### Your instructions
Give an exact transcription of every line, dropping the images.

### Given material
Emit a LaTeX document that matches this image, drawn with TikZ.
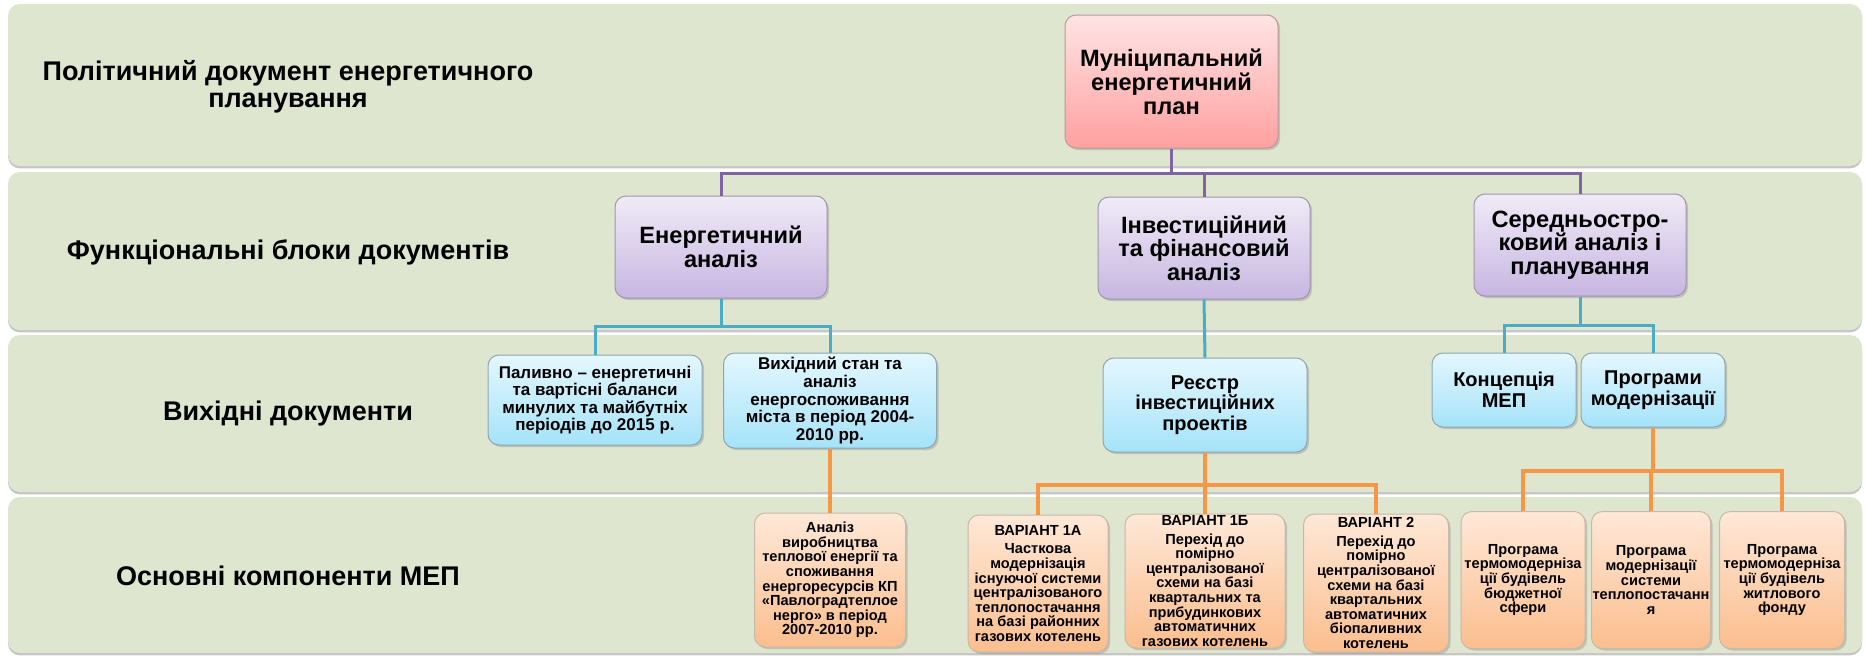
\documentclass[tikz,border=0pt]{standalone}
\usepackage{fontspec}
\setmainfont{Liberation Sans}
\usetikzlibrary{shadows}
\definecolor{bandc}{RGB}{222,230,208}
\definecolor{pinkt}{RGB}{255,228,228}
\definecolor{pinkb}{RGB}{255,160,160}
\definecolor{pinkd}{RGB}{190,150,150}
\definecolor{purt}{RGB}{240,235,247}
\definecolor{purb}{RGB}{199,182,225}
\definecolor{purd}{RGB}{160,148,175}
\definecolor{blut}{RGB}{228,247,254}
\definecolor{blub}{RGB}{165,227,249}
\definecolor{blud}{RGB}{140,165,178}
\definecolor{orat}{RGB}{254,232,216}
\definecolor{orab}{RGB}{251,190,142}
\definecolor{orad}{RGB}{200,184,168}
\definecolor{linep}{RGB}{128,100,162}
\definecolor{linec}{RGB}{75,172,198}
\definecolor{lineo}{RGB}{247,150,70}
\tikzset{
  band/.style={fill=bandc, rounded corners=6pt,
    drop shadow={shadow xshift=0pt, shadow yshift=-1.2pt, opacity=0.45, fill=gray}},
  bandlabel/.style={align=center, font=\bfseries\fontsize{13.5}{13.3}\selectfont},
  box/.style={rounded corners=5.5pt, align=center, inner sep=1pt, line width=0.5pt,
    drop shadow={shadow xshift=1pt, shadow yshift=-1pt, opacity=0.35}},
  pinkbox/.style={box, top color=pinkt, bottom color=pinkb, draw=pinkd,
    font=\bfseries\fontsize{11.8}{12}\selectfont},
  purbox/.style={box, top color=purt, bottom color=purb, draw=purd,
    minimum width=106pt, minimum height=51pt,
    font=\bfseries\fontsize{11.8}{11.8}\selectfont},
  blubox/.style={box, top color=blut, bottom color=blub, draw=blud},
  orabox/.style={box, top color=orat, bottom color=orab, draw=orad, inner sep=0pt,
    font=\bfseries\fontsize{7.3}{7.3}\selectfont},
  pline/.style={draw=linep, line width=1.5pt},
  cline/.style={draw=linec, line width=1.5pt},
  oline/.style={draw=lineo, line width=2pt},
}
\begin{document}
\begin{tikzpicture}[x=0.5pt,y=-0.5pt]
\useasboundingbox[fill=white] (0,0) rectangle (1865,655);
% bands
\path[band] (8,4) rectangle (1862,166);
\path[band] (8,172) rectangle (1862,330);
\path[band] (8,335) rectangle (1862,492);
\path[band] (8,497) rectangle (1862,653);
% band labels
\node[bandlabel] (lab1) at (288,87) {Політичний документ енергетичного\\планування};
\node[bandlabel] (lab2) at (288,252) {Функціональні блоки документів};
\node[bandlabel] (lab3) at (288,414) {Вихідні документи};
\node[bandlabel] (lab4) at (288,576) {Основні компоненти МЕП};
% level 1
\node[pinkbox, minimum width=106.5pt, minimum height=66.5pt] (pink) at (1171.5,81.5)
  {Муніципальний\\енергетичний\\план};
% level 2
\node[purbox] (en) at (721,247) {Енергетичний\\аналіз};
\node[purbox] (inv) at (1204,248) {Інвестиційний\\та фінансовий\\аналіз};
\node[purbox] (ser) at (1580,245) {Середньостро-\\ковий аналіз і\\планування};
% level 3
\node[blubox, minimum width=107pt, minimum height=45pt,
  font=\bfseries\fontsize{8.5}{8.8}\selectfont] (pal) at (595,400)
  {Паливно – енергетичні\\та вартісні баланси\\минулих та майбутніх\\періодів до 2015 р.};
\node[blubox, minimum width=106.5pt, minimum height=47.5pt,
  font=\bfseries\fontsize{8.5}{8.8}\selectfont] (vyh) at (830,400.5)
  {Вихідний стан та\\аналіз\\енергоспоживання\\міста в період 2004-\\2010 рр.};
\node[blubox, minimum width=102pt, minimum height=47pt,
  font=\bfseries\fontsize{10}{10.4}\selectfont] (reestr) at (1205,405)
  {Реєстр\\інвестиційних\\проектів};
\node[blubox, minimum width=72pt, minimum height=37pt,
  font=\bfseries\fontsize{10}{10.5}\selectfont] (konc) at (1504,390)
  {Концепція\\МЕП};
\node[blubox, minimum width=72pt, minimum height=37pt,
  font=\bfseries\fontsize{10}{10.5}\selectfont] (prog) at (1653,390)
  {Програми\\модернізації};
% level 4
\node[orabox, minimum width=75.5pt, minimum height=67pt] (an) at (830,580)
  {Аналіз\\виробництва\\теплової енергії та\\споживання\\енергоресурсів КП\\«Павлоградтеплое\\нерго» в період\\2007-2010 рр.};
\node[orabox, minimum width=70pt, minimum height=68.5pt] (v1a) at (1038,583.5)
  {ВАРІАНТ 1А\\[2pt]Часткова\\модернізація\\існуючої системи\\централізованого\\теплопостачання\\на базі районних\\газових котелень};
\node[orabox, minimum width=80pt, minimum height=67pt] (v1b) at (1205,581)
  {ВАРІАНТ 1Б\\[2pt]Перехід до\\помірно\\централізованої\\схеми на базі\\квартальних та\\прибудинкових\\автоматичних\\газових котелень};
\node[orabox, minimum width=72.5pt, minimum height=69pt] (v2) at (1376,583)
  {ВАРІАНТ 2\\[2pt]Перехід до\\помірно\\централізованої\\схеми на базі\\квартальних\\автоматичних\\біопаливних\\котелень};
\node[orabox, minimum width=62pt, minimum height=68.5pt] (p1) at (1523,580)
  {Програма\\термомодерніза\\ції будівель\\бюджетної\\сфери};
\node[orabox, minimum width=59.5pt, minimum height=68.5pt] (p2) at (1651,580)
  {Програма\\модернізації\\системи\\теплопостачанн\\я};
\node[orabox, minimum width=62.5pt, minimum height=68.5pt] (p3) at (1782,580)
  {Програма\\термомодерніза\\ції будівель\\житлового\\фонду};
% connectors
\coordinate (pj) at (1171.5,173);
\draw[pline] (pink.south) -- (pj);
\draw[pline] (en.north) |- (pj) -| (ser.north);
\draw[pline] (inv.north) -- (inv.north |- pj);
\coordinate (cj1) at (721,326);
\draw[cline] (en.south) -- (cj1);
\draw[cline] (pal.north) |- (cj1) -| (vyh.north);
\draw[cline] (inv.south) -- (reestr.north);
\coordinate (cj2) at (1580,325);
\draw[cline] (ser.south) -- (cj2);
\draw[cline] (konc.north) |- (cj2) -| (prog.north);
\draw[oline] (vyh.south) -- (an.north);
\coordinate (oj1) at (1205,485);
\draw[oline] (reestr.south) -- (oj1);
\draw[oline] (v1a.north) |- (oj1) -| (v2.north);
\draw[oline] (v1b.north) -- (v1b.north |- oj1);
\coordinate (oj2) at (1653,471);
\draw[oline] (prog.south) -- (oj2);
\draw[oline] (p1.north) |- (oj2) -| (p3.north);
\draw[oline] (p2.north) -- (p2.north |- oj2);
\end{tikzpicture}
\end{document}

### The reply
Emit a LaTeX document that matches this image, drawn with TikZ.
\documentclass[tikz,border=0pt]{standalone}
\usepackage{fontspec}
\setmainfont{Liberation Sans}
\usetikzlibrary{shadows}
\definecolor{bandc}{RGB}{222,230,208}
\definecolor{pinkt}{RGB}{255,228,228}
\definecolor{pinkb}{RGB}{255,160,160}
\definecolor{pinkd}{RGB}{190,150,150}
\definecolor{purt}{RGB}{240,235,247}
\definecolor{purb}{RGB}{199,182,225}
\definecolor{purd}{RGB}{160,148,175}
\definecolor{blut}{RGB}{228,247,254}
\definecolor{blub}{RGB}{165,227,249}
\definecolor{blud}{RGB}{140,165,178}
\definecolor{orat}{RGB}{254,232,216}
\definecolor{orab}{RGB}{251,190,142}
\definecolor{orad}{RGB}{200,184,168}
\definecolor{linep}{RGB}{128,100,162}
\definecolor{linec}{RGB}{75,172,198}
\definecolor{lineo}{RGB}{247,150,70}
\tikzset{
  band/.style={fill=bandc, rounded corners=6pt,
    drop shadow={shadow xshift=0pt, shadow yshift=-1.2pt, opacity=0.45, fill=gray}},
  bandlabel/.style={align=center, font=\bfseries\fontsize{13.5}{13.3}\selectfont},
  box/.style={rounded corners=5.5pt, align=center, inner sep=1pt, line width=0.5pt,
    drop shadow={shadow xshift=1pt, shadow yshift=-1pt, opacity=0.35}},
  pinkbox/.style={box, top color=pinkt, bottom color=pinkb, draw=pinkd,
    font=\bfseries\fontsize{11.8}{12}\selectfont},
  purbox/.style={box, top color=purt, bottom color=purb, draw=purd,
    minimum width=106pt, minimum height=51pt,
    font=\bfseries\fontsize{11.8}{11.8}\selectfont},
  blubox/.style={box, top color=blut, bottom color=blub, draw=blud},
  orabox/.style={box, top color=orat, bottom color=orab, draw=orad, inner sep=0pt,
    font=\bfseries\fontsize{7.3}{7.3}\selectfont},
  pline/.style={draw=linep, line width=1.5pt},
  cline/.style={draw=linec, line width=1.5pt},
  oline/.style={draw=lineo, line width=2pt},
}
\begin{document}
\begin{tikzpicture}[x=0.5pt,y=-0.5pt]
\useasboundingbox[fill=white] (0,0) rectangle (1865,655);
% bands
\path[band] (8,4) rectangle (1862,166);
\path[band] (8,172) rectangle (1862,330);
\path[band] (8,335) rectangle (1862,492);
\path[band] (8,497) rectangle (1862,653);
% band labels
\node[bandlabel] (lab1) at (288,87) {Політичний документ енергетичного\\планування};
\node[bandlabel] (lab2) at (288,252) {Функціональні блоки документів};
\node[bandlabel] (lab3) at (288,414) {Вихідні документи};
\node[bandlabel] (lab4) at (288,576) {Основні компоненти МЕП};
% level 1
\node[pinkbox, minimum width=106.5pt, minimum height=66.5pt] (pink) at (1171.5,81.5)
  {Муніципальний\\енергетичний\\план};
% level 2
\node[purbox] (en) at (721,247) {Енергетичний\\аналіз};
\node[purbox] (inv) at (1204,248) {Інвестиційний\\та фінансовий\\аналіз};
\node[purbox] (ser) at (1580,245) {Середньостро-\\ковий аналіз і\\планування};
% level 3
\node[blubox, minimum width=107pt, minimum height=45pt,
  font=\bfseries\fontsize{8.5}{8.8}\selectfont] (pal) at (595,400)
  {Паливно – енергетичні\\та вартісні баланси\\минулих та майбутніх\\періодів до 2015 р.};
\node[blubox, minimum width=106.5pt, minimum height=47.5pt,
  font=\bfseries\fontsize{8.5}{8.8}\selectfont] (vyh) at (830,400.5)
  {Вихідний стан та\\аналіз\\енергоспоживання\\міста в період 2004-\\2010 рр.};
\node[blubox, minimum width=102pt, minimum height=47pt,
  font=\bfseries\fontsize{10}{10.4}\selectfont] (reestr) at (1205,405)
  {Реєстр\\інвестиційних\\проектів};
\node[blubox, minimum width=72pt, minimum height=37pt,
  font=\bfseries\fontsize{10}{10.5}\selectfont] (konc) at (1504,390)
  {Концепція\\МЕП};
\node[blubox, minimum width=72pt, minimum height=37pt,
  font=\bfseries\fontsize{10}{10.5}\selectfont] (prog) at (1653,390)
  {Програми\\модернізації};
% level 4
\node[orabox, minimum width=75.5pt, minimum height=67pt] (an) at (830,580)
  {Аналіз\\виробництва\\теплової енергії та\\споживання\\енергоресурсів КП\\«Павлоградтеплое\\нерго» в період\\2007-2010 рр.};
\node[orabox, minimum width=70pt, minimum height=68.5pt] (v1a) at (1038,583.5)
  {ВАРІАНТ 1А\\[2pt]Часткова\\модернізація\\існуючої системи\\централізованого\\теплопостачання\\на базі районних\\газових котелень};
\node[orabox, minimum width=80pt, minimum height=67pt] (v1b) at (1205,581)
  {ВАРІАНТ 1Б\\[2pt]Перехід до\\помірно\\централізованої\\схеми на базі\\квартальних та\\прибудинкових\\автоматичних\\газових котелень};
\node[orabox, minimum width=72.5pt, minimum height=69pt] (v2) at (1376,583)
  {ВАРІАНТ 2\\[2pt]Перехід до\\помірно\\централізованої\\схеми на базі\\квартальних\\автоматичних\\біопаливних\\котелень};
\node[orabox, minimum width=62pt, minimum height=68.5pt] (p1) at (1523,580)
  {Програма\\термомодерніза\\ції будівель\\бюджетної\\сфери};
\node[orabox, minimum width=59.5pt, minimum height=68.5pt] (p2) at (1651,580)
  {Програма\\модернізації\\системи\\теплопостачанн\\я};
\node[orabox, minimum width=62.5pt, minimum height=68.5pt] (p3) at (1782,580)
  {Програма\\термомодерніза\\ції будівель\\житлового\\фонду};
% connectors
\coordinate (pj) at (1171.5,173);
\draw[pline] (pink.south) -- (pj);
\draw[pline] (en.north) |- (pj) -| (ser.north);
\draw[pline] (inv.north) -- (inv.north |- pj);
\coordinate (cj1) at (721,326);
\draw[cline] (en.south) -- (cj1);
\draw[cline] (pal.north) |- (cj1) -| (vyh.north);
\draw[cline] (inv.south) -- (reestr.north);
\coordinate (cj2) at (1580,325);
\draw[cline] (ser.south) -- (cj2);
\draw[cline] (konc.north) |- (cj2) -| (prog.north);
\draw[oline] (vyh.south) -- (an.north);
\coordinate (oj1) at (1205,485);
\draw[oline] (reestr.south) -- (oj1);
\draw[oline] (v1a.north) |- (oj1) -| (v2.north);
\draw[oline] (v1b.north) -- (v1b.north |- oj1);
\coordinate (oj2) at (1653,471);
\draw[oline] (prog.south) -- (oj2);
\draw[oline] (p1.north) |- (oj2) -| (p3.north);
\draw[oline] (p2.north) -- (p2.north |- oj2);
\end{tikzpicture}
\end{document}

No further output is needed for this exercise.